While the focus on attention to detail during manufacturing is a feature of Leica that has withstood the test of time, this isn’t to say that they haven’t evolved with the increasingly digital world. In fact, many of the innovations within the camera industry come from Leica, not just in terms of megapixels but from stripping down the core elements that a photographer needs and producing cameras that perhaps other brands can’t because theirs are mass-manufactured. A prime example of this is the Leica M Monochrom, the world’s first digital black-and-white camera.
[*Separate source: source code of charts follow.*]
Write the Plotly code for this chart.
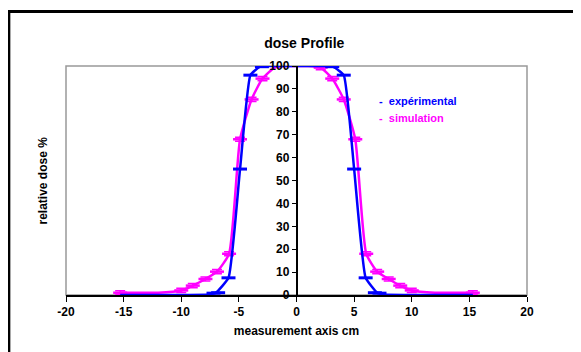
import plotly.graph_objects as go

exp_x = [-15.3, -10.0, -7.6, -7.0, -5.9, -4.9, -4.0, -3.2, -2.5, -1.5, 0.0, 1.5, 2.5, 3.2, 4.1, 5.0, 6.0, 7.0, 7.6, 10.0, 15.3]
exp_y = [0, 0, 0.2, 1.0, 7.5, 55, 96, 99.6, 100, 100, 100, 100, 100, 99.6, 96, 55, 7.5, 1.0, 0.2, 0, 0]
exp_mark_x = [-7.2, -6.8, -5.9, -4.9, -4.0, -3.0, 3.1, 4.1, 5.0, 6.0, 6.8, 7.2]
exp_mark_y = [0.8, 1.0, 7.5, 55, 96, 99.7, 99.7, 96, 55, 7.5, 1.0, 0.8]

sim_x = [-15.3, -12.0, -10.0, -9.0, -7.9, -6.9, -5.85, -4.9, -3.9, -2.95, -1.9, -1.0, 0.0, 1.0, 2.1, 3.1, 4.1, 5.1, 6.05, 7.0, 8.0, 9.0, 10.0, 12.0, 15.3]
sim_y = [1.0, 1.0, 2.0, 4.1, 7.0, 10.2, 18, 68, 85.4, 94.5, 99.3, 100, 100, 100, 99.3, 94.5, 85.4, 68, 18, 10.2, 7.0, 4.1, 2.0, 1.0, 1.0]
sim_mark_x = [-15.3, -10.0, -9.0, -7.9, -6.9, -5.85, -4.9, -3.9, -2.95, 2.1, 3.1, 4.1, 5.1, 6.05, 7.0, 8.0, 9.0, 10.0, 15.3]
sim_mark_y = [1.0, 2.0, 4.1, 7.0, 10.2, 18, 68, 85.4, 94.5, 99.3, 94.5, 85.4, 68, 18, 10.2, 7.0, 4.1, 2.0, 1.0]

x_ticks = [-20, -15, -10, -5, 0, 5, 10, 15, 20]
y_ticks = [0, 10, 20, 30, 40, 50, 60, 70, 80, 90, 100]

BLUE = "#0000FF"
MAG = "#FF00FF"
FONT = "Liberation Sans"

fig = go.Figure()
fig.add_trace(go.Scatter(x=sim_x, y=sim_y, mode="lines", line=dict(color=MAG, width=2.5, shape="spline", smoothing=0.5),
                         showlegend=False, hoverinfo="skip"))
fig.add_trace(go.Scatter(x=sim_mark_x, y=sim_mark_y, mode="markers",
                         marker=dict(symbol="line-ew", size=10, line=dict(color=MAG, width=2.5)),
                         error_y=dict(type="constant", value=0.9, color=MAG, thickness=1.5, width=5),
                         showlegend=False))
fig.add_trace(go.Scatter(x=exp_x, y=exp_y, mode="lines", line=dict(color=BLUE, width=2.5, shape="spline", smoothing=0.4),
                         showlegend=False, hoverinfo="skip"))
fig.add_trace(go.Scatter(x=exp_mark_x, y=exp_mark_y, mode="markers",
                         marker=dict(symbol="line-ew", size=10, line=dict(color=BLUE, width=3)),
                         showlegend=False))

fig.update_layout(
    width=581, height=352,
    margin=dict(l=58, r=62, t=58, b=65),
    paper_bgcolor="white", plot_bgcolor="white",
    font=dict(family=FONT, size=12, color="black", weight="bold"),
    title=dict(text="dose Profile", x=0.51, xanchor="center", y=0.9, yanchor="middle",
               font=dict(family=FONT, size=14, color="black", weight="bold")),
    xaxis=dict(range=[-20, 20], tickvals=x_ticks, ticktext=[str(v) for v in x_ticks],
               showgrid=False, zeroline=False, showline=True, linecolor="black", linewidth=1.5,
               ticks="outside", ticklen=5, tickcolor="black",
               title=dict(text="measurement axis cm", font=dict(family=FONT, size=12, weight="bold"), standoff=8)),
    yaxis=dict(range=[0, 100], tickvals=y_ticks, ticktext=[str(v) for v in y_ticks],
               anchor="free", position=0.5, showgrid=False, zeroline=False,
               showline=True, linecolor="black", linewidth=1.5,
               ticks="outside", ticklen=4, tickcolor="black"),
    shapes=[
        dict(type="rect", xref="paper", yref="paper", x0=0, x1=1, y0=0, y1=1,
             line=dict(color="#999999", width=1.5), layer="below"),
        dict(type="line", xref="paper", yref="paper", x0=-0.13, x1=1.2, y0=1.238, y1=1.238,
             line=dict(color="black", width=3)),
        dict(type="line", xref="paper", yref="paper", x0=-0.124, x1=-0.124, y0=-0.35, y1=1.24,
             line=dict(color="black", width=3)),
    ],
    annotations=[
        dict(text="relative dose %", xref="paper", yref="paper", x=-0.052, y=0.5, textangle=-90,
             showarrow=False, xanchor="center", yanchor="middle",
             font=dict(family=FONT, size=12, color="black", weight="bold")),
        dict(text="-  expérimental", xref="paper", yref="paper", x=0.675, y=0.845,
             showarrow=False, xanchor="left", yanchor="middle",
             font=dict(family=FONT, size=11, color=BLUE, weight="bold")),
        dict(text="-  simulation", xref="paper", yref="paper", x=0.675, y=0.775,
             showarrow=False, xanchor="left", yanchor="middle",
             font=dict(family=FONT, size=11, color=MAG, weight="bold")),
    ],
)

fig.write_html("out.html")
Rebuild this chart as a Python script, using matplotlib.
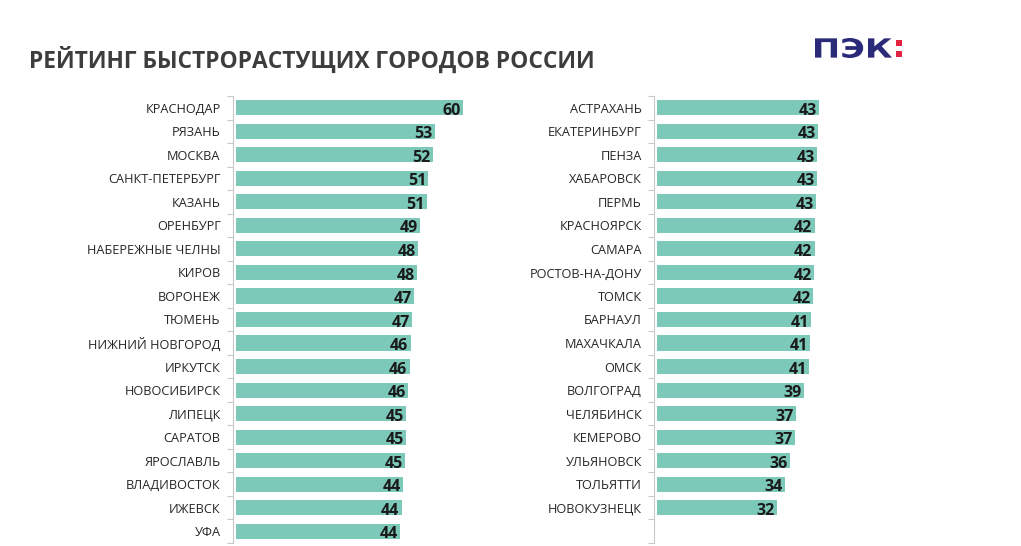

On a regular camera, the black-and-white mode functions by applying a filter to a color photograph, but with Leica’s special-edition model it shoots exclusively in black-and-white, harking back to the heyday of film cameras but with all of the functionality expected of a 21st-century digital camera.

The relationship between design and innovation

DeVaul says that “design is often misunderstood as making things pretty after all of the hard work is done. Nothing could be further from the truth. Design is the process by which the potential value of solving a problem is realized in practice.” According to DeVaul, the idea of innovation has been co-opted into a marketing buzzword. True innovation involves interrupting the existing order of things, destroying the status quo as Barnack did with the Ur-Leica a century ago. A great innovator harnesses the power of great design, and DeVaul says that winning in innovation usually comes down to who can iterate and learn most effectively, not who can be the most creative or produce the most radical ideas. Kodak actually invented the first self-contained digital camera in 1975, but ended up lacking the foresight to iterate on the technologies they themselves helped create. Conversely, Leica has found a way to rely on their original innovative design, iterating but never deviating from what sets them apart within the camera industry.

Designers “are the people who fundamentally really deeply understand a problem,” says DeVaul, and Leica’s designers understand that while photography is becoming an increasingly accessible art form thanks to smartphone technology, there are still those who wish to connect with the fundamentals of photography and will appreciate the brand’s commitment to unmatched quality. Leica has incredible design, and it uses technology to fulfill those design wishes, coming up with products that don’t necessarily follow the trend, but create their own paths. Perhaps fittingly, Leica itself may have put it best, saying “Classics are works that are immune to the passing whims of the present. They are never rewritten, but re-interpreted on the basis of a changed world.”